§ **Information supplied**
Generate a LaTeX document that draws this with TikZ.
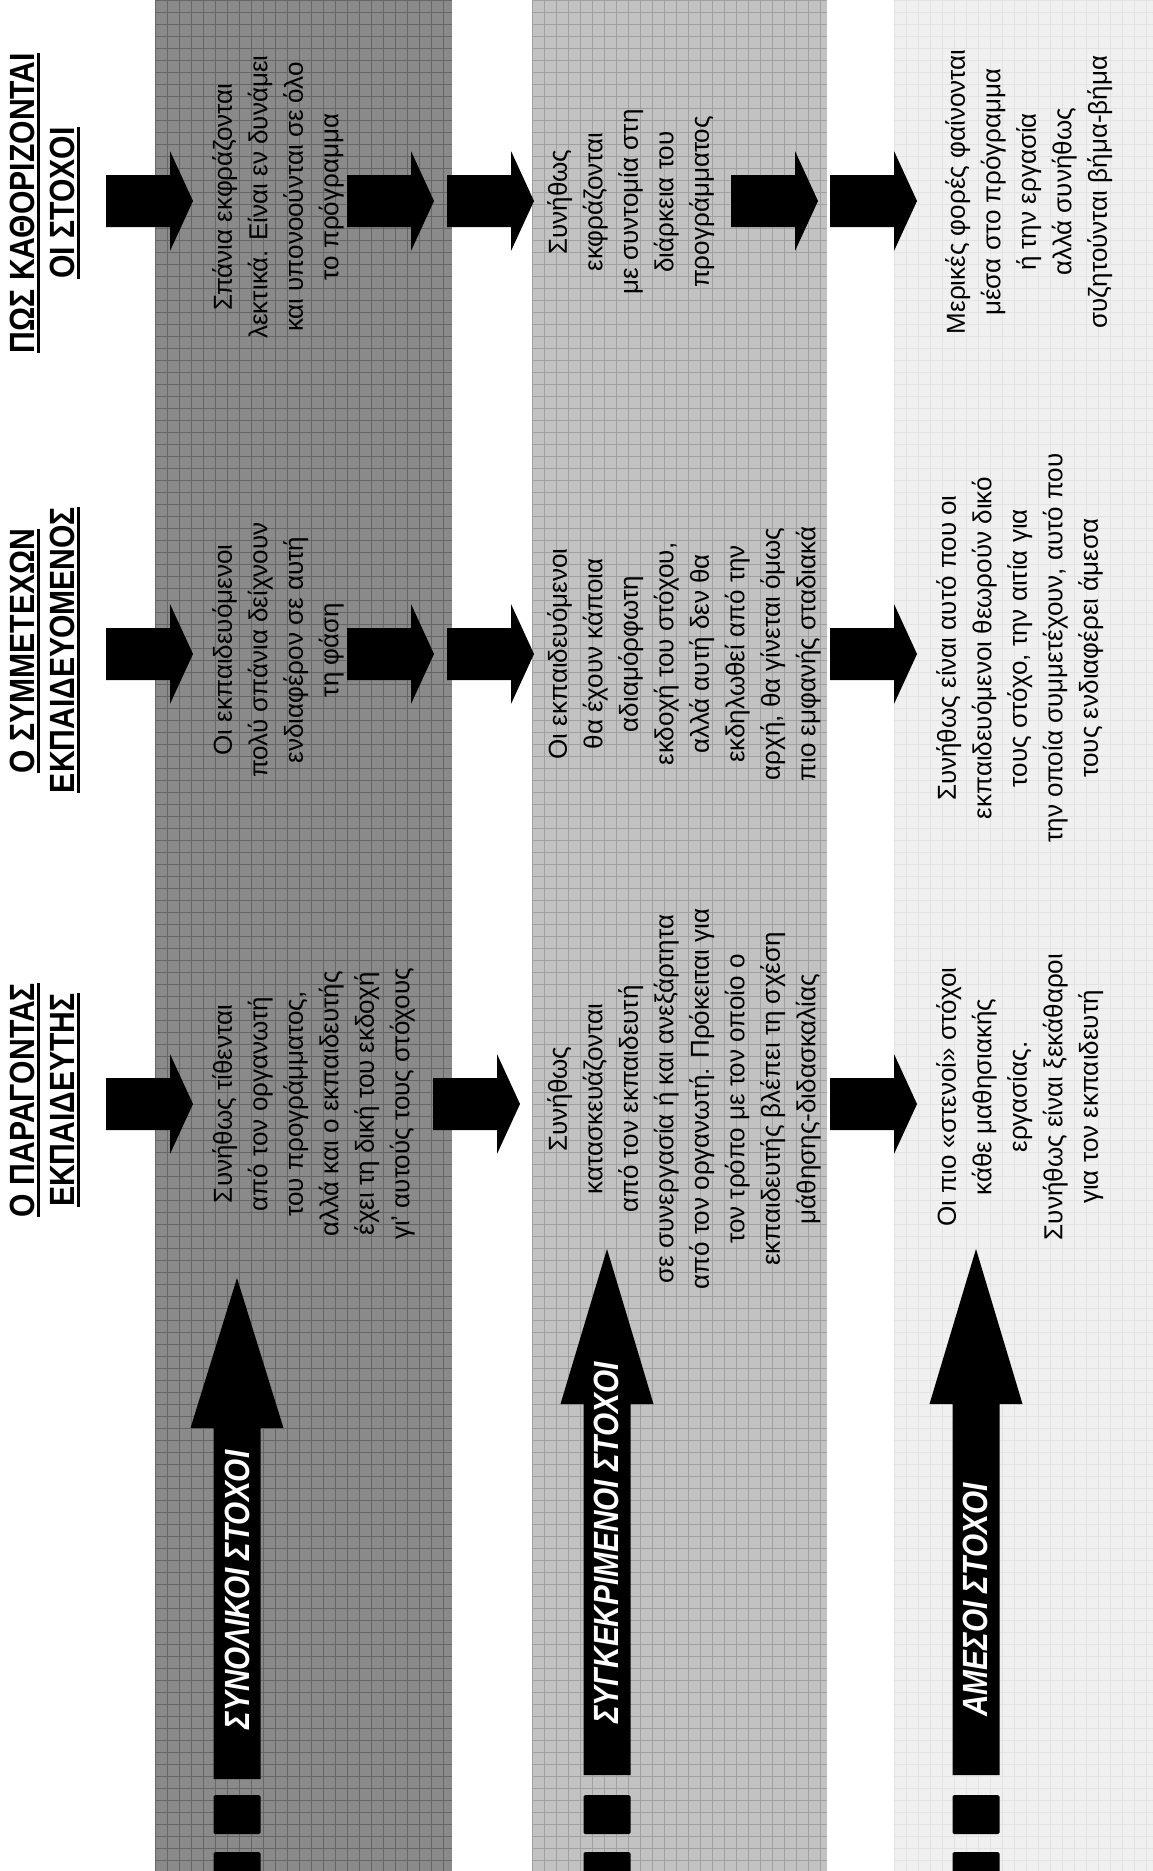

* * *

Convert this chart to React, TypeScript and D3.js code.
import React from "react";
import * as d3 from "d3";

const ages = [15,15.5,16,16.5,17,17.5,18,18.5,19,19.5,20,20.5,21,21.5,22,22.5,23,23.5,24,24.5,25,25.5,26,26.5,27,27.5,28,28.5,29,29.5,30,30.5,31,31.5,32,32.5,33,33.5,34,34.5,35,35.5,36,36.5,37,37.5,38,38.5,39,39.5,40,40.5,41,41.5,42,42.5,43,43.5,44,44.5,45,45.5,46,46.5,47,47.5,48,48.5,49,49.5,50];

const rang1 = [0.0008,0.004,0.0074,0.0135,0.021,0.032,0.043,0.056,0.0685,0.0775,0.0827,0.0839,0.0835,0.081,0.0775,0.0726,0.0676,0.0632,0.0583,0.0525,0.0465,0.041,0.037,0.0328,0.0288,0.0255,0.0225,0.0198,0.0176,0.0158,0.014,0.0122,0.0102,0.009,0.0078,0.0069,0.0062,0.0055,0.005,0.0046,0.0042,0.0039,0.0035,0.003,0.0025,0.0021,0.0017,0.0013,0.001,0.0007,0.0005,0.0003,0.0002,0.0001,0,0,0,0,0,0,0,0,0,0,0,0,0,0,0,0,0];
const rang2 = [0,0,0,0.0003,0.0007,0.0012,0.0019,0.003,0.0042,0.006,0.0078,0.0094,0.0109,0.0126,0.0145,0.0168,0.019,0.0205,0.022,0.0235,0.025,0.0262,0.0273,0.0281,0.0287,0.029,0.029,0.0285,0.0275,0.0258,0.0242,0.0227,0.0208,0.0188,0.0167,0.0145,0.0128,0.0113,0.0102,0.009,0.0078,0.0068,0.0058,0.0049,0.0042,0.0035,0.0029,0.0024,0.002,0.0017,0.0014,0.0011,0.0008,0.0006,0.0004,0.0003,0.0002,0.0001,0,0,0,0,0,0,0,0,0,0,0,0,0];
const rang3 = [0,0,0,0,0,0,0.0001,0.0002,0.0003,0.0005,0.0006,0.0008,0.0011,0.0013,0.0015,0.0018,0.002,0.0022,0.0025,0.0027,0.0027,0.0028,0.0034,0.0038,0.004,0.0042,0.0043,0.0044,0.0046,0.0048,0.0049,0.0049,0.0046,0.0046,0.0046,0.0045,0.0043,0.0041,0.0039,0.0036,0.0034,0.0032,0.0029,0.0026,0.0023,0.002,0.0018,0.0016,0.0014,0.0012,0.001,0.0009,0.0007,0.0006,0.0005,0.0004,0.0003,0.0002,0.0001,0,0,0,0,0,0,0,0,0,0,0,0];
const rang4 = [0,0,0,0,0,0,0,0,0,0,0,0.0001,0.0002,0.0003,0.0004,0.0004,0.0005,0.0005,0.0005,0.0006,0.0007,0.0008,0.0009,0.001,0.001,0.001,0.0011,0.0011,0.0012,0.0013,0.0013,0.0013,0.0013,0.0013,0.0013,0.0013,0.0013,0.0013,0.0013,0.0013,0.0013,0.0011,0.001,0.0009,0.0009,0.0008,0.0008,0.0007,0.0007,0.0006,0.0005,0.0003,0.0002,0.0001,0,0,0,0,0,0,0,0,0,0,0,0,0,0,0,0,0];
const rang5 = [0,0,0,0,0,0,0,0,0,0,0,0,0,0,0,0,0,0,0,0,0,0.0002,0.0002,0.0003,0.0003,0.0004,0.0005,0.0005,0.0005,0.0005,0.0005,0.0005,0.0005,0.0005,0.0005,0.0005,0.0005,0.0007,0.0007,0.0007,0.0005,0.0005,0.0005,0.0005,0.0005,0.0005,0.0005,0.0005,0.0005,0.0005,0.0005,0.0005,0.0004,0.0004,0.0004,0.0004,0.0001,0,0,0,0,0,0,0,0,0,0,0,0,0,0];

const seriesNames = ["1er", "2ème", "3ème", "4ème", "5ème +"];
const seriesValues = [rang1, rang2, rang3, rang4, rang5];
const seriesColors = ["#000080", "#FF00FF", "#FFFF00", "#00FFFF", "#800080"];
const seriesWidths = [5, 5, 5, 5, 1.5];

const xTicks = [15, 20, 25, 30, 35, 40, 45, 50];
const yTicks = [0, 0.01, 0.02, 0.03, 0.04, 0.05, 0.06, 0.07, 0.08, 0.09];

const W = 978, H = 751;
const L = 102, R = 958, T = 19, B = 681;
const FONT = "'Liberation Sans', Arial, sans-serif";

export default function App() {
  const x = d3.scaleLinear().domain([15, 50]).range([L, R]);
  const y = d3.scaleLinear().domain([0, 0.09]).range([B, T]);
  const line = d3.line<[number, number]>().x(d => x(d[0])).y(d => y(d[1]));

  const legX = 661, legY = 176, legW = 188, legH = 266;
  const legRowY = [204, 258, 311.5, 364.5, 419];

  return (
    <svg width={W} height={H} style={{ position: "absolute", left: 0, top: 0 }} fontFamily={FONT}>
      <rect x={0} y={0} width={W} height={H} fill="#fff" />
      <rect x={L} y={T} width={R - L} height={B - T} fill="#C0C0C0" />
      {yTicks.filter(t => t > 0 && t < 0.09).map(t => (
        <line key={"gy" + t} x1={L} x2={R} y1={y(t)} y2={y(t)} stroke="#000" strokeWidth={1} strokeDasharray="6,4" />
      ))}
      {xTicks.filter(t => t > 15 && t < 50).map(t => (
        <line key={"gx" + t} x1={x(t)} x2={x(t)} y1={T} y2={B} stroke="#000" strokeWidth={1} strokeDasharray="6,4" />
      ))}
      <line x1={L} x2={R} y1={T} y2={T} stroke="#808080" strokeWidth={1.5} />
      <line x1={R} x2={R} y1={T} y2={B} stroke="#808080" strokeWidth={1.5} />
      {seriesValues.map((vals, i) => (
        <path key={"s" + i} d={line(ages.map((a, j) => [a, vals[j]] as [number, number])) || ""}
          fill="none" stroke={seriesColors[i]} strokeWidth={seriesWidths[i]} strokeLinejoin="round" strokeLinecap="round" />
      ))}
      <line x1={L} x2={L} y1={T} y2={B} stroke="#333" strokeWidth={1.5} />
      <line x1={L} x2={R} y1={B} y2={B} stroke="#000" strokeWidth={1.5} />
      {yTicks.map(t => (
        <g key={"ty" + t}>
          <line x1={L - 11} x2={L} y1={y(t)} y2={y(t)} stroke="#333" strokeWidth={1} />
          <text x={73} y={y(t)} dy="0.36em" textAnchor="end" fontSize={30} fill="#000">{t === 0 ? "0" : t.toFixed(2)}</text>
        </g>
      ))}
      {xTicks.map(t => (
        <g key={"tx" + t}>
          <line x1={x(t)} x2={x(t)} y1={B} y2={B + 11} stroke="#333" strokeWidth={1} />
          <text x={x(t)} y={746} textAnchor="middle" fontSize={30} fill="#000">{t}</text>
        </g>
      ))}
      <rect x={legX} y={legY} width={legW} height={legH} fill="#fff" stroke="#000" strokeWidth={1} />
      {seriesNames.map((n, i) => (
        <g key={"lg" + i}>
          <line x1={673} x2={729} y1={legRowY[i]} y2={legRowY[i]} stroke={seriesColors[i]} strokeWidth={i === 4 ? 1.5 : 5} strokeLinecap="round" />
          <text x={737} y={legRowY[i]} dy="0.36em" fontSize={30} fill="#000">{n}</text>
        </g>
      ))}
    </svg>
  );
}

§ **Exercise**
Locate the word "React" in the entries, and copy every line where it is found.

§ **Response**
Convert this chart to React, TypeScript and D3.js code.
import React from "react";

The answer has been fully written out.